Now we define the input variable to accept digit input pixel values, and the expected result from the model. These look very familiar as we have used the same in previous models.


In [0]:
# Cell 4.3

(x_train, y_train), (x_test, y_test) = tf.keras.datasets.mnist.load_data()
# Numpy defaults to dtype=float64; TF defaults to float32. Stick with float32.
x_train, x_test = x_train / np.float32(255), x_test / np.float32(255)
y_train, y_test = y_train.astype(np.int64), y_test.astype(np.int64)

train_ds = tf.data.Dataset.from_tensor_slices((x_train, y_train)).repeat()
test_ds = tf.data.Dataset.from_tensor_slices((x_test, y_test))

# DON'T CHANGE THESE VARIABLES OR YOU WILL BREAK THINGS
NUM_PIXELS = 28 * 28
NUM_CLASSES = 10

print ('cell finished')


In [0]:
# Cell 4.4

train_ds = train_ds.shuffle(60000).batch(BATCH_SIZE)
test_ds = test_ds.batch(BATCH_SIZE)

print ('cell finished')


This cell shows how to describe the CNN model using TensorFlow and Keras. The model function contains a sequential model that describes all of the layers of our network. 

This function accepts a single input 2D image and each of the layers passes the output tensor to the next layer.  

The first convolutional layer accepts the input image and generates an output tensor which is the input to the next layer. The next layer generates a new output applied to the next layer. This occurs successively until all of the layers have been defined.  

Notice that each layer has a number of parameters that allow specification of the activation type, number of filters, kernel size, etc. There are a lot more parameters that are defaulted but can be specified if needed to get better results. 

The Dropout layer is used when the model is fit to the data, but will not be used during evaluation or prediction. This behavior is built in to Keras.

In [0]:
# Cell 4.5

def model():
    model = keras.Sequential([
    layers.Reshape(
        target_shape=[28, 28, 1],
        input_shape=(28, 28,)),
  
    layers.Conv2D(filters=32,kernel_size=(5,5), padding='same', activation='relu'),
    layers.MaxPooling2D(pool_size=(2,2), strides=(2,2), padding='same'),
    layers.Conv2D(filters=64,kernel_size=(5,5), padding='same', activation='relu'),
    layers.MaxPooling2D(pool_size=(2,2), strides=(2,2), padding='same'),
    layers.Flatten(),
    layers.Dense(HIDDEN_SIZE, activation='relu'),
    layers.Dropout(rate=0.4),
    layers.Dense(NUM_CLASSES, activation='softmax')
  ])
    return model

print ('cell finished')


Just as in previous networks the model function will create the model. Notice the summary shows a much bigger model than any used previously

In [0]:
# Cell 4.6

conv_model = model() # calls the layer function

conv_model.summary()

print ('cell finished')

Notice the the compilation parameters are exactly as used before, even though the model is much larger.

In [0]:
# Cell 4.7

conv_model.compile(optimizer='adam', 
              loss='sparse_categorical_crossentropy',
              metrics=['accuracy'])

print ('cell finished')


The next cell will train or fit the model. It will use the training dataset train_ds, run 50 times or 50 epochs through the data, with 600 minibatches per epoch. If you take the steps_per_epoch * the mini-batch size, it should be greater than or equal to the size of the training set. 

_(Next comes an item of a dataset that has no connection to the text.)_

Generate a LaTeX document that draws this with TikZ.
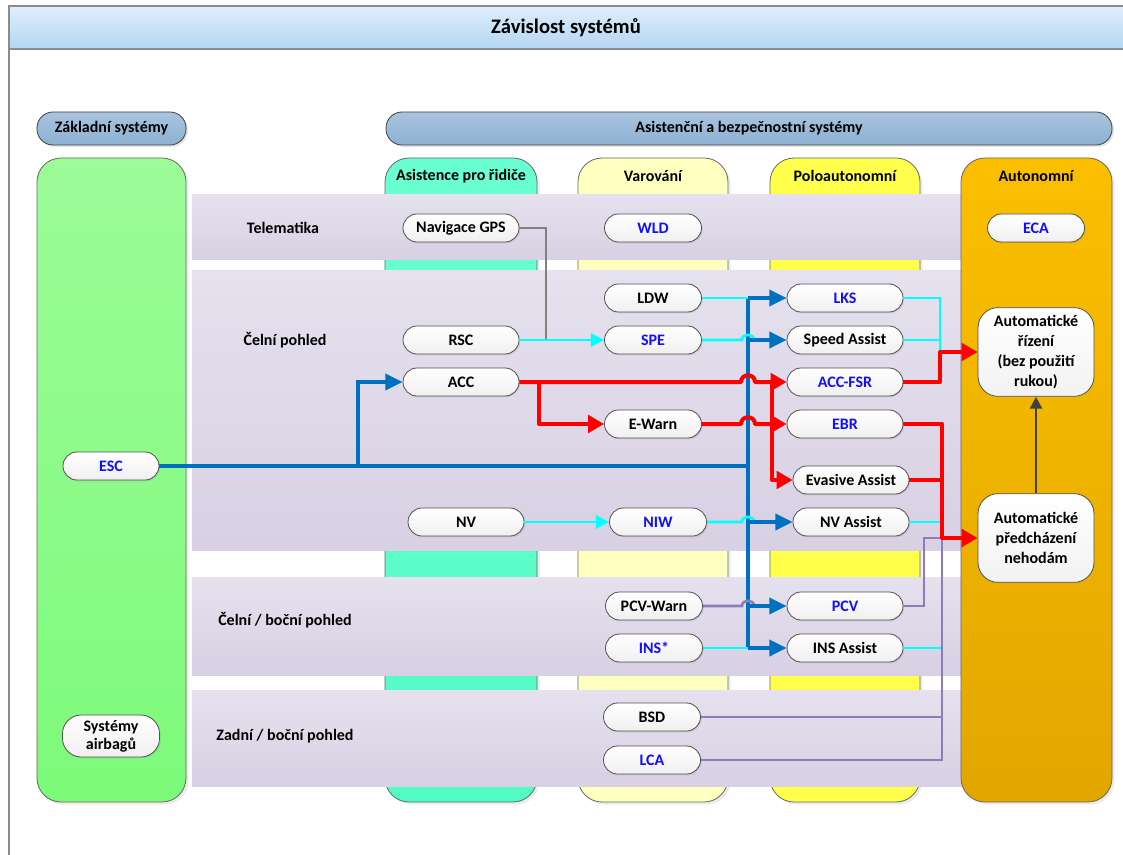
\documentclass[tikz,border=0pt]{standalone}
\usepackage{fontspec}
\setmainfont{Carlito}
\usetikzlibrary{arrows.meta,shadows}

\definecolor{frameGray}{HTML}{8C8C8C}
\definecolor{titleTop}{HTML}{DFEEFC}
\definecolor{titleBot}{HTML}{B4D6F4}
\definecolor{hdrTop}{HTML}{A9C4DE}
\definecolor{hdrBot}{HTML}{8DB0D2}
\definecolor{greenTop}{HTML}{9CFC98}
\definecolor{greenBot}{HTML}{7DFA7A}
\definecolor{aquaTop}{HTML}{6AFFD0}
\definecolor{aquaBot}{HTML}{52FBC4}
\definecolor{lightYellow}{HTML}{FFFFC0}
\definecolor{brightYellow}{HTML}{FFFF4C}
\definecolor{orangeTop}{HTML}{FBBF00}
\definecolor{orangeBot}{HTML}{E1A700}
\definecolor{bandTop}{HTML}{E5E1EE}
\definecolor{bandBot}{HTML}{D8D0E3}
\definecolor{pillEdge}{HTML}{505050}
\definecolor{sysBlue}{HTML}{1010FF}
\definecolor{lineBlue}{HTML}{0070C0}
\definecolor{lineRed}{HTML}{FF0000}
\definecolor{lineCyan}{HTML}{00FFFF}
\definecolor{linePurple}{HTML}{8E7CB8}
\definecolor{lineGray}{HTML}{808080}
\definecolor{lineDark}{HTML}{404040}

\tikzset{
  txt/.style={font=\fontsize{12}{14}\selectfont\bfseries},
  pill/.style={draw=pillEdge, line width=0.6pt, rounded corners=10.5pt,
    top color=white, bottom color=black!6, minimum height=21pt,
    inner sep=0pt, txt, drop shadow={opacity=0.18, shadow xshift=1pt, shadow yshift=-1pt}},
  pillwide/.style={pill, minimum width=87pt},
  pillnarrow/.style={pill, minimum width=72.75pt},
  bluetxt/.style={text=sysBlue},
  autobox/.style={draw=pillEdge, line width=0.6pt, rounded corners=15pt,
    top color=white, bottom color=black!5, minimum width=87pt, minimum height=66.5pt,
    inner sep=0pt, align=center, font=\fontsize{12}{15}\selectfont\bfseries},
  hdrpill/.style={draw=black!75, line width=0.6pt, rounded corners=12pt,
    top color=hdrTop, bottom color=hdrBot, minimum height=24.75pt, inner sep=0pt,
    font=\fontsize{12}{14}\selectfont\bfseries,
    drop shadow={opacity=0.2, shadow xshift=1.5pt, shadow yshift=-1.5pt}},
  column/.style={draw=black!60, line width=0.6pt, rounded corners=18pt,
    drop shadow={opacity=0.15, shadow xshift=2pt, shadow yshift=-2pt}},
  band/.style={top color=bandTop, bottom color=bandBot, draw=none},
  blueline/.style={draw=lineBlue, line width=3pt},
  bluearrow/.style={blueline, -{Triangle[length=13pt,width=12pt]}},
  redline/.style={draw=lineRed, line width=3pt, line join=round},
  redarrow/.style={redline, -{Triangle[length=12pt,width=13pt]}},
  cyanline/.style={draw=lineCyan, line width=2pt},
  cyanarrow/.style={cyanline, -{Triangle[length=10pt,width=10pt]}},
  purpleline/.style={draw=linePurple, line width=2pt},
  grayline/.style={draw=lineGray, line width=2pt},
  darkarrow/.style={draw=lineDark, line width=2pt, -{Triangle[length=9pt,width=9pt]}},
}

\begin{document}
\begin{tikzpicture}[x=0.75pt,y=-0.75pt]
\useasboundingbox (0,0) rectangle (1123,855);
\clip (0,0) rectangle (1123,855);

% frame and title bar
\fill[white] (0,0) rectangle (1123,855);
\shade[top color=titleTop, bottom color=titleBot] (9,6) rectangle (1130,49);
\draw[frameGray, line width=0.8pt] (9,855) -- (9,6) -- (1130,6);
\draw[frameGray, line width=0.8pt] (9,49) -- (1130,49);
\node[font=\fontsize{15.5}{17}\selectfont\bfseries] (title) at (566,27.5) {Závislost systémů};

% group headers
\node[hdrpill, minimum width=111.75pt] (basehdr) at (111.5,128.5) {Základní systémy};
\node[hdrpill, minimum width=544.5pt] (asshdr) at (749,128.5) {Asistenční a bezpečnostní systémy};

% columns
\path[column, top color=greenTop, bottom color=greenBot] (37,158) rectangle (186,802);
\path[column, top color=aquaTop, bottom color=aquaBot] (385,158) rectangle (537,802);
\path[column, fill=lightYellow] (578,158) rectangle (728,802);
\path[column, fill=brightYellow] (770,158) rectangle (920,802);

% horizontal bands
\path[band] (192,195) rectangle (962,260);
\path[band] (192,271) rectangle (962,550);
\path[band] (192,577) rectangle (962,675);
\path[band] (192,690) rectangle (962,786);

% autonomous column on top of the bands
\path[column, top color=orangeTop, bottom color=orangeBot] (961,158) rectangle (1112,802);

% column titles
\node[txt] (colA) at (461,176) {Asistence pro řidiče};
\node[txt] (colW) at (653,176) {Varování};
\node[txt] (colS) at (845,176) {Poloautonomní};
\node[txt] (colX) at (1036,176) {Autonomní};

% band titles
\node[txt] (bTel) at (283,228) {Telematika};
\node[txt] (bFront) at (285,340) {Čelní pohled};
\node[txt] (bSide) at (285,620) {Čelní / boční pohled};
\node[txt] (bRear) at (285,736) {Zadní / boční pohled};

% base systems
\node[pill, minimum width=72pt, bluetxt] (esc) at (111,466) {ESC};
\node[pill, minimum width=72.75pt, minimum height=31.5pt, rounded corners=14pt,
      align=center, font=\fontsize{12}{13.5}\selectfont\bfseries] (airbag) at (111,736) {Systémy\\airbagů};

% driver assistance
\node[pillwide] (gps) at (461,228) {Navigace GPS};
\node[pillwide] (rsc) at (461,340) {RSC};
\node[pillwide] (acc) at (461,382) {ACC};
\node[pillwide] (nv) at (466,522) {NV};

% warning
\node[pillnarrow, bluetxt] (wld) at (653,228) {WLD};
\node[pillnarrow] (ldw) at (653,298) {LDW};
\node[pillnarrow, bluetxt] (spe) at (653,340) {SPE};
\node[pillnarrow] (ewarn) at (653,424) {E-Warn};
\node[pillnarrow, bluetxt] (niw) at (658,522) {NIW};
\node[pillnarrow] (pcvw) at (654,606) {PCV-Warn};
\node[pillnarrow, bluetxt] (ins) at (654,648) {INS*};
\node[pillnarrow] (bsd) at (652,717) {BSD};
\node[pillnarrow, bluetxt] (lca) at (652,760) {LCA};

% semi-autonomous
\node[pillwide, bluetxt] (lks) at (845,298) {LKS};
\node[pillwide] (speed) at (845,340) {Speed Assist};
\node[pillwide, bluetxt] (accfsr) at (845,382) {ACC-FSR};
\node[pillwide, bluetxt] (ebr) at (845,424) {EBR};
\node[pillwide] (evasive) at (851,480) {Evasive Assist};
\node[pillwide] (nva) at (851,522) {NV Assist};
\node[pillwide, bluetxt] (pcv) at (845,606) {PCV};
\node[pillwide] (insa) at (845,648) {INS Assist};

% autonomous
\node[pillnarrow, bluetxt] (eca) at (1036,228) {ECA};
\node[autobox] (rizeni) at (1036,352) {Automatické\\řízení\\(bez použití\\rukou)};
\node[autobox] (predch) at (1036,538) {Automatické\\předcházení\\nehodám};

% junction points
\coordinate (busTop) at (748,298);
\coordinate (busBot) at (748,648);
\coordinate (escJ) at (748,466);
\coordinate (accJ) at (358,466);
\coordinate (gpsJ) at (546,340);
\coordinate (accSplit) at (539,382);
\coordinate (evaSplit) at (772,382);
\coordinate (jR) at (940,352);
\coordinate (jP) at (942,538);
\coordinate (pcvBend) at (924,538);

% ESC distribution bus
\draw[blueline] (esc.east) -- (escJ);
\draw[blueline] (busTop) -- (busBot);
\draw[bluearrow] (accJ) |- (acc.west);

% telematics and warning feeds
\draw[grayline] (gps.east) -| (gpsJ);
\draw[cyanarrow] (rsc.east) -- (spe.west);
\draw[cyanline] (ldw.east) -- (busTop);
\draw[cyanline] (spe.east) -- (742,340) .. controls (742,333) and (754,333) .. (754,340);
\draw[cyanarrow] (nv.east) -- (niw.west);
\draw[cyanline] (niw.east) -- (742,522) .. controls (742,515) and (754,515) .. (754,522);
\draw[purpleline] (pcvw.east) -- (742,606) .. controls (742,599) and (754,599) .. (754,606);
\draw[cyanline] (ins.east) -- (busBot);

% bus branches to the semi-autonomous systems
\draw[bluearrow] (busTop) -- (lks.west);
\draw[bluearrow] (busTop |- speed.west) -- (speed.west);
\draw[bluearrow] (busTop |- nva.west) -- (nva.west);
\draw[bluearrow] (busTop |- pcv.west) -- (pcv.west);
\draw[bluearrow] (busBot) -- (insa.west);

% adaptive cruise and emergency braking chain
\draw[redarrow] (acc.east) -- (741,382) .. controls (741,373) and (755,373) .. (755,382) -- (accfsr.west);
\draw[redarrow] (accSplit) |- (ewarn.west);
\draw[redarrow] (ewarn.east) -- (741,424) .. controls (741,415) and (755,415) .. (755,424) -- (ebr.west);
\draw[redarrow] (evaSplit) |- (evasive.west);

% feeds into automatic steering
\draw[cyanline] (lks.east) -| (jR);
\draw[cyanline] (speed.east) -| (jR);
\draw[redarrow] (accfsr.east) -| (jR) -- (rizeni.west);

% feeds into automatic accident prevention
\draw[cyanline] (nva.east) -- (nva.east -| jP);
\draw[cyanline] (insa.east) -- (insa.east -| jP);
\draw[purpleline] (pcv.east) -| (pcvBend) -- (jP);
\draw[purpleline] (bsd.east) -| (jP);
\draw[purpleline] (lca.east) -| (jP);
\draw[redline] (evasive.east) -- (evasive.east -| jP);
\draw[redarrow] (ebr.east) -| (jP) -- (predch.west);

% prevention enables steering
\draw[darkarrow] (predch.north) -- (rizeni.south);
\end{tikzpicture}
\end{document}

Since this is a much larger model than previously used, it will take much longer to train on a CPU. A GPU is needed for reasonable performance in class.

In [0]:
# Cell 4.8

history = conv_model.fit(
  train_ds,
  epochs=50,  
  steps_per_epoch=600,verbose=2)


print ('cell finished')


As in previous models the accuracy of the model is plot as before. The accuracy should be better, even though this is a tiny dataset. 

In [0]:
# Cell 4.9

pylab.plot(history.history['accuracy'],'b')
pylab.title('Model accuracy')
pylab.ylabel('Accuracy')
pylab.xlabel('Epoch')
pylab.legend(['Train'], loc='upper left')
pylab.show()

# Plot training & validation loss values
pylab.plot(history.history['loss'], 'r')
#plt.plot(history.history['val_loss'])
pylab.title('Model loss')
pylab.ylabel('Loss')
pylab.xlabel('Epoch')
pylab.legend(['Train'], loc='upper left')
pylab.show()

print ('cell finished')


Just like before this will check the model on the test data

In [0]:
# Cell 4.10

results=conv_model.evaluate(
    test_ds, steps=100)

print("loss = {}".format(results[0]))
print("accuracy = {}".format(results[1]))

print ('cell finished')


When working with images even a less than 1 percent difference can make a big difference in the utility of the classifier. Notice that the accuracy achieved with the convolutional model is significantly better than even the deep network from the last exercise.